I met a stranger on the way – some ‘ramblings’ on the Camino to Emmaus
What is striking about the Emmaus story is the intimacy it evokes – here is a ‘stranger’ who is a good listener – sometimes it’s easier to talk to a stranger about what agitates us – who enables the two travellers to explain why they are ‘downcast’ – he gets them to share their hopes and shattered dreams – and then he offers them a new way of looking at their grief from their own spiritual resources. He helps them to a fresh vision from their own ‘scriptures’, and through them to see their knowledge of Christ in a new way. In doing this he manages to ‘set their hearts on fire’ … with a new hope a new sense of meaning …..
In all this he does not ‘force’ his presence on them … he allows them to realise that they would like his company, so it is they who do the inviting, they are the ones who ask him to ‘stay with them’.
And it is in that context of welcome and acceptance, in ‘the breaking of bread’ that the ‘stranger’ is revealed to them as the risen Jesus.
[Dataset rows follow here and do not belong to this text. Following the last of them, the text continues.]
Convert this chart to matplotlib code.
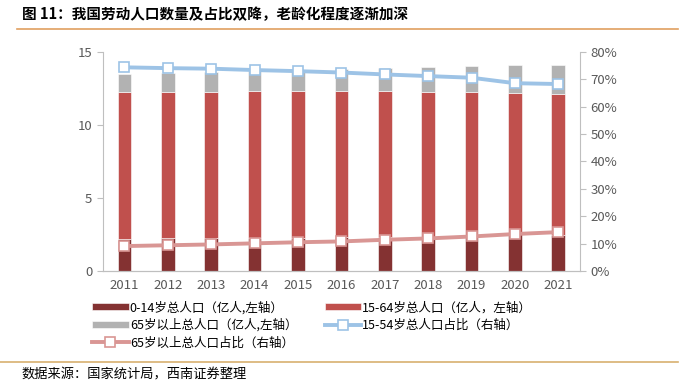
import matplotlib.pyplot as plt
import numpy as np
from matplotlib.lines import Line2D

plt.rcParams['font.family'] = ['Noto Sans CJK SC', 'DejaVu Sans']

# data (population in 100 million, shares in %)
years = ['2011', '2012', '2013', '2014', '2015', '2016', '2017', '2018', '2019', '2020', '2021']
pop_0_14 = [2.22, 2.23, 2.23, 2.26, 2.27, 2.31, 2.34, 2.35, 2.37, 2.53, 2.47]
pop_15_64 = [10.03, 10.04, 10.06, 10.05, 10.04, 10.03, 9.98, 9.94, 9.89, 9.69, 9.65]
pop_65 = [1.23, 1.27, 1.32, 1.38, 1.44, 1.50, 1.58, 1.67, 1.76, 1.91, 2.01]
share_15_64 = [74.4, 74.1, 73.9, 73.4, 73.0, 72.5, 71.8, 71.2, 70.6, 68.6, 68.3]
share_65 = [9.1, 9.4, 9.7, 10.1, 10.5, 10.8, 11.4, 11.9, 12.6, 13.5, 14.2]

c_dark = '#843232'
c_red = '#C0504D'
c_gray = '#B2B2B2'
c_blue = '#9DC3E6'
c_pink = '#D99694'
c_tick = '#595959'

fig = plt.figure(figsize=(6.81, 3.82), dpi=100)
ax = fig.add_axes([0.1508, 0.2906, 0.7009, 0.5733])

x = np.arange(len(years))
w = 0.315
b1 = ax.bar(x, pop_0_14, w, color=c_dark, edgecolor='white', linewidth=0.4)
b2 = ax.bar(x, pop_15_64, w, bottom=pop_0_14, color=c_red, edgecolor='white', linewidth=0.4)
bottom3 = np.array(pop_0_14) + np.array(pop_15_64)
b3 = ax.bar(x, pop_65, w, bottom=bottom3, color=c_gray, edgecolor='white', linewidth=0.4)

ax.set_xlim(-0.5, len(years) - 0.5)
ax.set_ylim(0, 15)
ax.set_yticks([0, 5, 10, 15])
ax.set_xticks(x)
ax.set_xticklabels(years)

ax2 = ax.twinx()
l1, = ax2.plot(x, share_15_64, color=c_blue, lw=2.8, marker='s', ms=7,
               mfc='white', mec=c_blue, mew=1.2, zorder=5)
l2, = ax2.plot(x, share_65, color=c_pink, lw=2.8, marker='s', ms=7,
               mfc='white', mec=c_pink, mew=1.2, zorder=5)
ax2.set_ylim(0, 80)
ax2.set_yticks(np.arange(0, 81, 10))
ax2.set_yticklabels([f'{v}%' for v in range(0, 81, 10)])

for a in (ax, ax2):
    a.spines['top'].set_visible(False)
    for s in ['left', 'right', 'bottom']:
        a.spines[s].set_color('#BFBFBF')
    a.tick_params(colors=c_tick, labelsize=9.5, length=4, width=0.8)
    a.tick_params(axis='y', color='#BFBFBF')
ax.tick_params(axis='x', length=0, pad=6)
ax2.spines['left'].set_visible(False)
ax.spines['right'].set_visible(False)

handles = [b1, b3, l2, b2, l1]
labels = ['0-14岁总人口（亿人,左轴）', '65岁以上总人口（亿人,左轴）', '65岁以上总人口占比（右轴）',
          '15-64岁总人口（亿人，左轴）', '15-54岁总人口占比（右轴）']
fig.legend(handles, labels, ncol=2, loc='upper left', bbox_to_anchor=(0.119, 0.242),
           frameon=False, fontsize=9, handlelength=2.9, handleheight=0.5,
           handletextpad=0.1, columnspacing=2.2, labelspacing=0.35, labelcolor='black')

fig.text(0.032, 0.962, '图 11：我国劳动人口数量及占比双降，老龄化程度逐渐加深',
         fontsize=10.5, fontweight='bold', va='center', ha='left')
fig.add_artist(Line2D([0.025, 0.995], [0.923, 0.923], color='#E0A060', lw=1.2))
fig.add_artist(Line2D([0.0, 0.995], [0.052, 0.052], color='#D8B070', lw=1.2))
fig.text(0.032, 0.018, '数据来源：国家统计局，西南证券整理', fontsize=9.5, va='center', ha='left',
         style='italic')

fig.savefig('out.png', dpi=100)
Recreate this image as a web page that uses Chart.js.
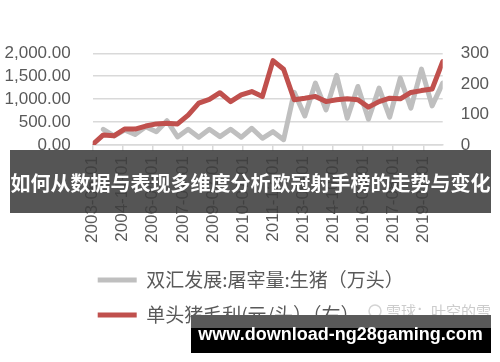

I think it is significant that Luke gave us the name of one of these ‘hosts’ of Jesus. Cleopas is an ‘eye-witness’, one of those “eye-witnesses and ministers of the word”(Lk.1:2) who preceded Luke in his writing of the gospel and from whom he learned so much.
The importance of identifying the eye-witness in this case is that he must have been well-known, known as the source of this story, deemed to be reliable, and perhaps still available to tell his own story.
Why did the risen Jesus select this couple to receive his self-revelation as risen ? For the same reason he chose Mary of Magdala, or Simon or the Eleven or Thomas … they were key members of his group of disciples and supporters and would be influential in handing on the gospel from their very personal knowledge and experience. They are personal witnesses.
One can see the nature of the dynamic in the story itself. Even if they were downcast, this was only because of the deep level of hope they had placed in Jesus. All they now needed was a fuller clarification of Jesus’ own interpretation of his life and ministry from the Hebrew Scriptures … a key source of meaning for them as faithful Jews.
As it turned out Cleopas and his companion told their story so well that it has come down as one of the most moving and brilliant of all the Easter stories!
It was such a story of real honest sharing, of openness about loss and grief and doubt, but also about hope and a faith that even if it gets lost for a while, is still sought after.
It is a story about deep listening – probing the scriptures, being enlightened by them – sharing the message together as community. It is also of course about a shared meal, the Eucharist as encounter with the risen Lord.
It is a reminder to us that real Eucharist is always about this kind of deep sharing of our longings and losses and hopes with the Lord who offers to be always with us. Even when, or maybe especially when, we don’t recognise him as present !
It is also a story of the need to share the good news of our encounter with Christ – others need to know – so that they too may meet him.
It’s as these two disciples are sharing their story with the ‘Eleven’ and the rest that the risen Jesus appears to them all together (Lk.24:35 ff.).